A rare and intriguing folding hand fan, made in Japan to celebrate the recent success of Adolf Erik Nordenskiöld’s 1878-79 Vega Expedition, the first expedition to navigate through the Northeast Passage. One of only two examples located.
The Vega, a three-masted barque built in Bremerhaven in 1872, sailed from Karlskrona, Sweden, on June 22, 1878, accompanied by the cargo ship Lena. Under the leadership of Adolf Erik Nordenskiöld (1832-1901), the expedition made its way along the northeast margin of Eurasian continent until becoming stranded in the ice on September 28 at the Chukchi Peninsula, the easternmost peninsula of Asia. The Vega finally got free on July 18, 1879, reaching the Bering Strait two days later and Yokohama on September 2. She remained in Japan almost two months to make repairs, after which she returned to via through the Indian Ocean and the Suez Canal, reaching Stockholm on April 24, 1880. It was the first voyage to circumnavigate Eurasia and one of the great achievements in the history of Swedish science.
Nordenskiöld in Japan
“Nordenskiöld was the first distinguished scientist to visit Japan in the new era” (Walker), and his timing, however unintentional, was impeccable. In Japan, the explorers were greeted with great enthusiasm by the Tokyo Geographical Society, which had been founded in March of the same year as a part of the Japanese opening to the outside world following the Meiji Restoration.
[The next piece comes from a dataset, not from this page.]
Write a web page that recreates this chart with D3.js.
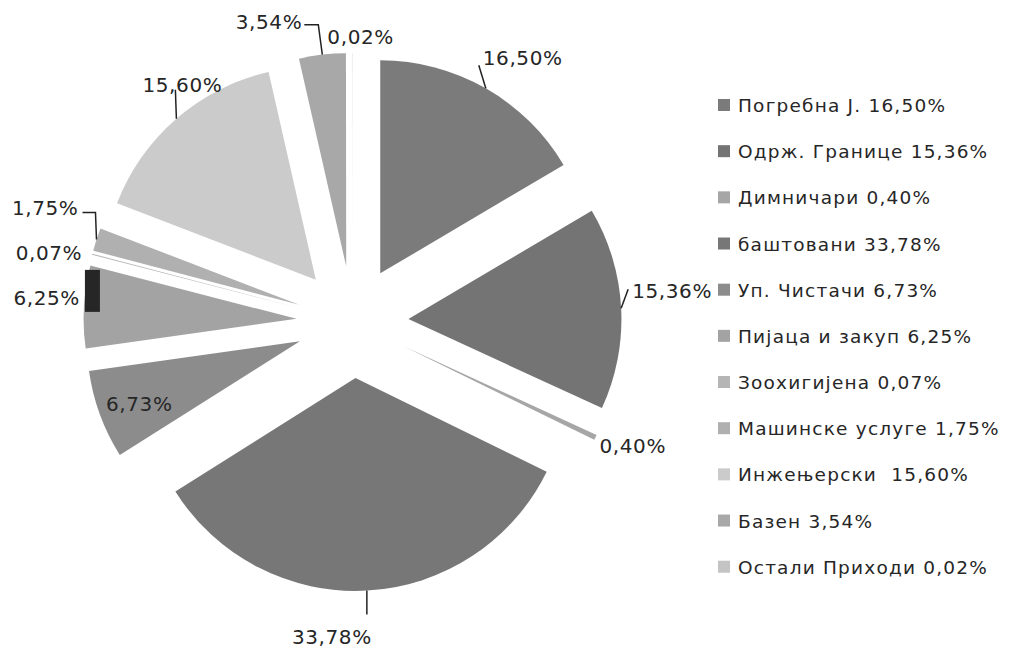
<!DOCTYPE html>
<html>
<head>
<meta charset="utf-8">
<script src="https://cdn.jsdelivr.net/npm/d3@7"></script>
<style>
  body { margin: 0; background: #fff; }
  svg { display: block; }
  text { font-family: "DejaVu Sans", Verdana, sans-serif; fill: #262626; }
</style>
</head>
<body>
<script>
// Data
var categories = ["Погребна Ј.", "Одрж. Границе", "Димничари", "баштовани", "Уп. Чистачи",
                  "Пијаца и закуп", "Зоохигијена", "Машинске услуге", "Инжењерски ", "Базен", "Остали Приходи"];
var values = [16.50, 15.36, 0.40, 33.78, 6.73, 6.25, 0.07, 1.75, 15.60, 3.54, 0.02];
var colors = ["#7b7b7b", "#747474", "#a6a6a6", "#777777", "#8c8c8c", "#a3a3a3",
              "#b5b5b5", "#b0b0b0", "#cbcbcb", "#a8a8a8", "#c4c4c4"];

var fmt = function(v){ return v.toFixed(2).replace(".", ",") + "%"; };

/***********************************************************************************/
// Layout

var width = 1013, height = 648;
var cx = 352.5, cy = 322, R = 213, explode = 56;

// label offsets relative to the outer mid point of each slice
var labelLayout = [
  { dx: -3,  dy: -23, anchor: "start",  leader: [[-7, -23]] },
  { dx: 11,  dy: -10, anchor: "start",  leader: [[7, -19]] },
  { dx: 4,   dy: 16,  anchor: "start",  leader: null },
  { dx: -35, dy: 53,  anchor: "middle", leader: [[0, 24]] },
  { dx: 6,   dy: -4,  anchor: "start",  leader: null },
  { dx: -4,  dy: -2,  anchor: "end",    leader: null },
  { dx: -10, dy: 6,   anchor: "end",    leader: null },
  { dx: -18, dy: -24, anchor: "end",    leader: [[-1, -27], [-14, -27]] },
  { dx: 6,   dy: -27, anchor: "middle", leader: [[-1, -29]] },
  { dx: -20, dy: -26, anchor: "end",    leader: [[-4, -30], [-18, -30]] },
  { dx: -25, dy: -9,  anchor: "start",  leader: null }
];

var svg = d3.select("body").append("svg")
  .attr("width", width).attr("height", height);

var pie = d3.pie().sort(null).value(function(d){ return d; });
var arcs = pie(values);
var arc = d3.arc().innerRadius(0).outerRadius(R);

function midAngle(d){ return (d.startAngle + d.endAngle) / 2; }
function offset(d, r){
  var a = midAngle(d);
  return [r * Math.sin(a), -r * Math.cos(a)];
}

/***********************************************************************************/
// Slices

var g = svg.append("g").attr("transform", "translate(" + cx + "," + cy + ")");

g.selectAll("path.slice").data(arcs).enter().append("path")
  .attr("class", "slice")
  .attr("d", arc)
  .attr("fill", function(d, i){ return colors[i]; })
  .attr("transform", function(d){
    var o = offset(d, explode);
    return "translate(" + o[0] + "," + o[1] + ")";
  });

// dark mark at the edge of the 6,25% slice
var m6 = offset(arcs[5], explode + R);
g.append("rect")
  .attr("x", m6[0] + 1).attr("y", m6[1] - 37)
  .attr("width", 15).attr("height", 42)
  .attr("fill", "#262626");

/***********************************************************************************/
// Labels & leaders

arcs.forEach(function(d, i){
  var p = offset(d, explode + R);
  var L = labelLayout[i];
  if (L.leader) {
    var pts = [p].concat(L.leader.map(function(q){ return [p[0] + q[0], p[1] + q[1]]; }));
    g.append("path")
      .attr("d", d3.line()(pts))
      .attr("fill", "none")
      .attr("stroke", "#222")
      .attr("stroke-width", 1.5);
  }
  g.append("text")
    .attr("x", p[0] + L.dx)
    .attr("y", p[1] + L.dy)
    .attr("text-anchor", L.anchor)
    .style("font-size", "20px")
    .style("letter-spacing", "0.6px")
    .text(fmt(values[i]));
});

/***********************************************************************************/
// Legend

var legendY = d3.scalePoint().domain(d3.range(categories.length)).range([105, 566.7]);
var legend = svg.append("g");
var items = legend.selectAll("g").data(categories).enter().append("g")
  .attr("transform", function(d, i){ return "translate(718," + legendY(i) + ")"; });

items.append("rect")
  .attr("x", 0).attr("y", -6).attr("width", 12).attr("height", 12)
  .attr("fill", function(d, i){ return colors[i]; });

items.append("text")
  .attr("x", 20).attr("y", 7)
  .style("font-size", "18.5px")
  .style("letter-spacing", "1.2px")
  .style("white-space", "pre")
  .text(function(d, i){ return d + " " + fmt(values[i]); });
</script>
</body>
</html>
“In March of the year 1879, when the Vega was ice-bound in the neighboring water northeast of Siberia, the Tokyo Geographical Society was founded under the presidency of His Imperial Highness Prince Kitashirakawa. At the time of its foundation the Society had a membership of about one hundred. They were members of the Imperial Family, peers, high ranking offcials, politicians, men of the wealthy class and few scholars. Namely its membership consisted of persons in the highest stratum of the society at that time in Japan.” (Yazawa, p. 51)
On September 15th the Geographical Society collaborated with the Asiatic Society of Japan and the Germanic Asiatic Society to hold a reception for Nordenskiöld at the Tokyo Imperial University, which had itself been founded only two years earlier. The reception was an “exceptionally grand” event attended by more than 130 prominent guests, including among others two Japanese princes; the Ministers of Finance, Foreign Affairs and the Navy; and representatives from the United States and Russia. (Walker, p. 27)
The fan
Offered here is what may be the only known example of the keepsake given to each guest, a folding hand fan celebrating the Vega’s success. One side bears a reasonably-faithful lithographic portrait of the Vega trapped in the ice, attended by polar bears and seals in the foreground. The view is surmounted by a shield bearing the date September 15, 1879, flanked by the flags of Japan, Sweden and six other nations.
The reverse side of the fan features an outline map of Eurasia delineating the Vega’s route to Tokyou (with her starting point mistakenly shown at Oslo!) However, the artist has tweaked the map in the most delightful of ways, substituting for place names the description of each course served at the dinner along with the accompanying wines, the latter delineated as rivers flowing north. Thus the map shows the Vega’s route beginning in the Baltic with consommé quenelles à la Lyonnaise and terminating at Tokyo with Dessert Assorti. The menu is recapitulated in Japanese below the map.
The recto fan bears the imprint “Tokyo University” at lower left and the initials “C.N.” at lower right, but the maker is otherwise unknown.
I am aware of a single other example, last known in a private collection in France. I have been unable to trace any other surviving examples via Google, Antique Map Price Record, RareBookHub or OCLC, and a search for “viuhka” (Finnish for “hand fan”) in the on-line catalog of the Nordenskiöld Collection at the National Library of Finland yields no results.
In all, a delightful cartographic curiosity, and an extremely rare relic of Nordenskiöld’s path-breaking traverse of the Northeast Passage.
References
The fan is mentioned in H. J. Walker, “Nordenskiöld and Science in Japan”. Scientific Bulletin, vol. 5 no. 1 (1980), pp. 26-28. Taiji Yazawa, “A. E. Nordenskiöld and the Tokyo Geographical Society”, Journal of Geography, 1981, vol. 90, no. 2, pp. 51-53.